------ Collected material

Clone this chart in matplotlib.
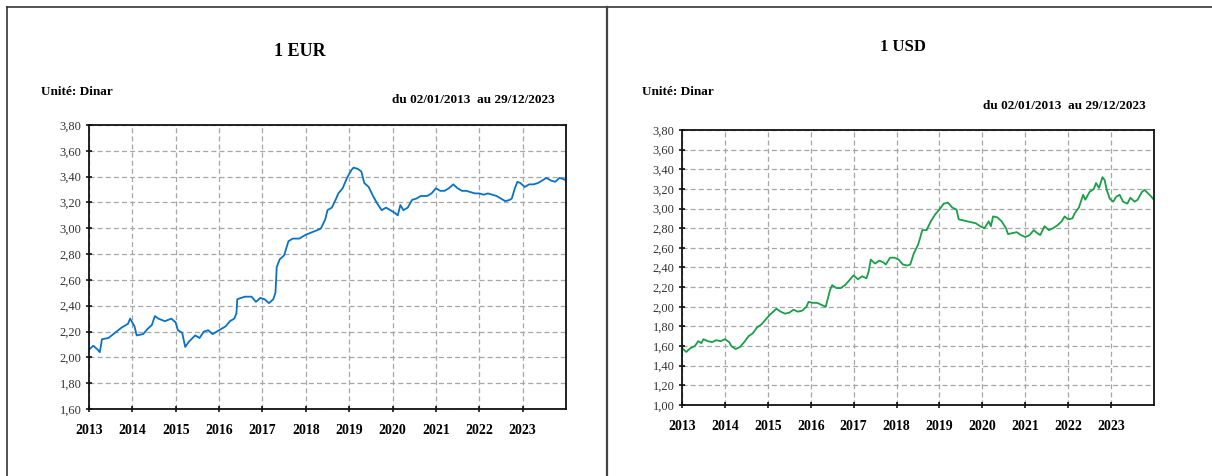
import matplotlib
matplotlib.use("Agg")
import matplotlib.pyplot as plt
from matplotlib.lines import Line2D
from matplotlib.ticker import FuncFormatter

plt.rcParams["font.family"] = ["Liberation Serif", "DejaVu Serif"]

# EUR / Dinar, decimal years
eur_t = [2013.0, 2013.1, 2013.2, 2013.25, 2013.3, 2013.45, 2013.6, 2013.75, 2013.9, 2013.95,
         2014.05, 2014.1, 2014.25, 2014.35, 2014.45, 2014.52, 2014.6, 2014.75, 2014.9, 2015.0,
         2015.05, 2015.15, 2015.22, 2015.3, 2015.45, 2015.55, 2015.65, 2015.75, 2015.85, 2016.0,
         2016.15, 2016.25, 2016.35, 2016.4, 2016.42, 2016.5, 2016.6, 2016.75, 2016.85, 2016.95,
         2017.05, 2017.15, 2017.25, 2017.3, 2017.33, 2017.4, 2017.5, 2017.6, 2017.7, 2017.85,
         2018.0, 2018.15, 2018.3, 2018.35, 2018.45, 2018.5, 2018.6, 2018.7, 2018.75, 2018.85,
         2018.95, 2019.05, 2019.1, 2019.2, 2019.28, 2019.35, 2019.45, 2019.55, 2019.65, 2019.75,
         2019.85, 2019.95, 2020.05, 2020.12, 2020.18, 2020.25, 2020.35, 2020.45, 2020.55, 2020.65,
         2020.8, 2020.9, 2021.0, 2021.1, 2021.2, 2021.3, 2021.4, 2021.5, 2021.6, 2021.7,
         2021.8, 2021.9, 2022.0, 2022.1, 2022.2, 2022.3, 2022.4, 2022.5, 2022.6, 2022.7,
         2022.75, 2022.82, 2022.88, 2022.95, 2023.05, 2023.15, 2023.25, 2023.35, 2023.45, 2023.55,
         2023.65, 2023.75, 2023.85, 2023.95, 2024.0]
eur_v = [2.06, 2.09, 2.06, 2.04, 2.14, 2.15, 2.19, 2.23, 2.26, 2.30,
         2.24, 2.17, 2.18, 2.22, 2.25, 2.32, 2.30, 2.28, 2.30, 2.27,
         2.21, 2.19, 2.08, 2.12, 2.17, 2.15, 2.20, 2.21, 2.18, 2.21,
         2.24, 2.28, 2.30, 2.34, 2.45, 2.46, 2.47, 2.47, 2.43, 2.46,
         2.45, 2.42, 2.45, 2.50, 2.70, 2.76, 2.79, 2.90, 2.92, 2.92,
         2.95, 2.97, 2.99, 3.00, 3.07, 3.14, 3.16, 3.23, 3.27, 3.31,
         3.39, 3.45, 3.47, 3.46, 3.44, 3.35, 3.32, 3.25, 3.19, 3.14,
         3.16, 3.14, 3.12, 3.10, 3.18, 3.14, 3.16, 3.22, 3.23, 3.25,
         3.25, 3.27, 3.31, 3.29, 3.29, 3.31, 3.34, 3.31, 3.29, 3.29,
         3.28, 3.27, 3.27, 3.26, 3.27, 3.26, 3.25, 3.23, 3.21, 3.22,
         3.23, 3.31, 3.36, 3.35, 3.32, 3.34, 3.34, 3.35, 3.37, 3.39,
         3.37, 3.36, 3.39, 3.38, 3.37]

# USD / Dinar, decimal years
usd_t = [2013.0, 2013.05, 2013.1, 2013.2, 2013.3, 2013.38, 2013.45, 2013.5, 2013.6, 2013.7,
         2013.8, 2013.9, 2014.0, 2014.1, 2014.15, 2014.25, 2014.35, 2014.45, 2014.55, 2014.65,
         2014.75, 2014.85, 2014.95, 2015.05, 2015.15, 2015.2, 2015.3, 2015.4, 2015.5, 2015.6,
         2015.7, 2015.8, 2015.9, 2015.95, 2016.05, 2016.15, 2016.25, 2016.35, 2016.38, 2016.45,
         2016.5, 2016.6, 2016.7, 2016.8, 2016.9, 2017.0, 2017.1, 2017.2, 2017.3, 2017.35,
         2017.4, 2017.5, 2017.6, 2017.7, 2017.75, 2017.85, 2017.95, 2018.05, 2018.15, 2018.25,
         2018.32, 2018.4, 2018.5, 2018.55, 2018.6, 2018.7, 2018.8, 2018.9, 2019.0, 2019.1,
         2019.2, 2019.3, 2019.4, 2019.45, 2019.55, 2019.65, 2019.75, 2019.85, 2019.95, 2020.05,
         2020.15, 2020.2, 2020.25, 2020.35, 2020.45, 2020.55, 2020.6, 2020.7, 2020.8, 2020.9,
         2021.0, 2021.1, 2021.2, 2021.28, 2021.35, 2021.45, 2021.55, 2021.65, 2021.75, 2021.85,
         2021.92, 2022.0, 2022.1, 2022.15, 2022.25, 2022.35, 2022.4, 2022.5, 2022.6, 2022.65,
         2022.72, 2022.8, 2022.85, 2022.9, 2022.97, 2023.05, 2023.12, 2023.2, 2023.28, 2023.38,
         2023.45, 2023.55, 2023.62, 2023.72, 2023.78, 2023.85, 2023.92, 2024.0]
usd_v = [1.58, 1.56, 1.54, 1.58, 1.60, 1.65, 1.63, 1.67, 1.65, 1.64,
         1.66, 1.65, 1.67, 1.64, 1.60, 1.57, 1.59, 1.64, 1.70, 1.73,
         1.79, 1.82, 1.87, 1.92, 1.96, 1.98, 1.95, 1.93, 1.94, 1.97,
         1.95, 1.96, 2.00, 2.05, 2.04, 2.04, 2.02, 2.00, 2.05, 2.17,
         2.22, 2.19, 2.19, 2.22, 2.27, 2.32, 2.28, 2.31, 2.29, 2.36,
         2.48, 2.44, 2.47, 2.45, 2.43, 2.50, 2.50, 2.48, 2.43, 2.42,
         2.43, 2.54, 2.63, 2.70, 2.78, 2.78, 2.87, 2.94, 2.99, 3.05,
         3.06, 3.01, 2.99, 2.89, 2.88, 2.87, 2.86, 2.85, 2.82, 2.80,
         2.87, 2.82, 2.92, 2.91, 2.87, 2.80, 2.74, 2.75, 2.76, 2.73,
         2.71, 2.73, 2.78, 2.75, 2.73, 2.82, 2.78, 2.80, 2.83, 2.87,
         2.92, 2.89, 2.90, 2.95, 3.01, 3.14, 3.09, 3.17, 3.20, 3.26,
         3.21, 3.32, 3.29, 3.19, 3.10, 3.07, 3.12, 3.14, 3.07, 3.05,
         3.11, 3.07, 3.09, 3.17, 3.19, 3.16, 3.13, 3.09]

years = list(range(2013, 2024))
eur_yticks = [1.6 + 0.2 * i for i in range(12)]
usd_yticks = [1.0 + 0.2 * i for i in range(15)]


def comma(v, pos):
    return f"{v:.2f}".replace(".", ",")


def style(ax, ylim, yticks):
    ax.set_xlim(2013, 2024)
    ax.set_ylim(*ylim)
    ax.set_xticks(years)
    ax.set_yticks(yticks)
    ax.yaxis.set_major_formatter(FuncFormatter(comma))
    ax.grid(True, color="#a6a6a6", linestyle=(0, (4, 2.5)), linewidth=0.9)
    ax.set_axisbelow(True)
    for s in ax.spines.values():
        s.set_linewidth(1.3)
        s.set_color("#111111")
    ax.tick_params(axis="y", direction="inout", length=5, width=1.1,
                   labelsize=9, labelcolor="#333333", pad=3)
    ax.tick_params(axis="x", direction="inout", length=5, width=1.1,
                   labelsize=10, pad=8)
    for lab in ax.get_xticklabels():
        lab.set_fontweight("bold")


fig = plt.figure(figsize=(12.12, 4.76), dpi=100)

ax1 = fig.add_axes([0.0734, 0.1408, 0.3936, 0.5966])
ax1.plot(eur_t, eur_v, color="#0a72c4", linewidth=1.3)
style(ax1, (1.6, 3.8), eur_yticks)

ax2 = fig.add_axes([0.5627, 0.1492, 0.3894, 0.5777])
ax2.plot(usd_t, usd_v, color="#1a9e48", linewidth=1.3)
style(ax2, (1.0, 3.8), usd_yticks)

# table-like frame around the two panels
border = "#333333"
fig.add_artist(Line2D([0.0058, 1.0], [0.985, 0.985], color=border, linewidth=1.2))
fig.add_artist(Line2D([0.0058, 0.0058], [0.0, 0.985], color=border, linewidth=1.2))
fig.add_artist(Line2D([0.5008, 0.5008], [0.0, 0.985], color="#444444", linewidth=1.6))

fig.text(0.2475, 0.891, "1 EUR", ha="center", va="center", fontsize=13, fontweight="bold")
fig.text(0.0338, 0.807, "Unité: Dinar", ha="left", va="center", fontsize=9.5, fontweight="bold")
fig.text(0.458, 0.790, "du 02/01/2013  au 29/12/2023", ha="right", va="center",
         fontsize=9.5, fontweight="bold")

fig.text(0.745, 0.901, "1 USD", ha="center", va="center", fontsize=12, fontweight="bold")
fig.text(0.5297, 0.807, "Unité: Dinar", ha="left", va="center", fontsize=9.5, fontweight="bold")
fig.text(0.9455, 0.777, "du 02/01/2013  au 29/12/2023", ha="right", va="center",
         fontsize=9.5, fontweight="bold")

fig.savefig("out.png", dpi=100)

------------

• **Task directions**:
Look over the listing. Pull out every line with the string "matplotlib" in it.

• **Exercise response**:
Clone this chart in matplotlib.
import matplotlib
matplotlib.use("Agg")
import matplotlib.pyplot as plt
from matplotlib.lines import Line2D
from matplotlib.ticker import FuncFormatter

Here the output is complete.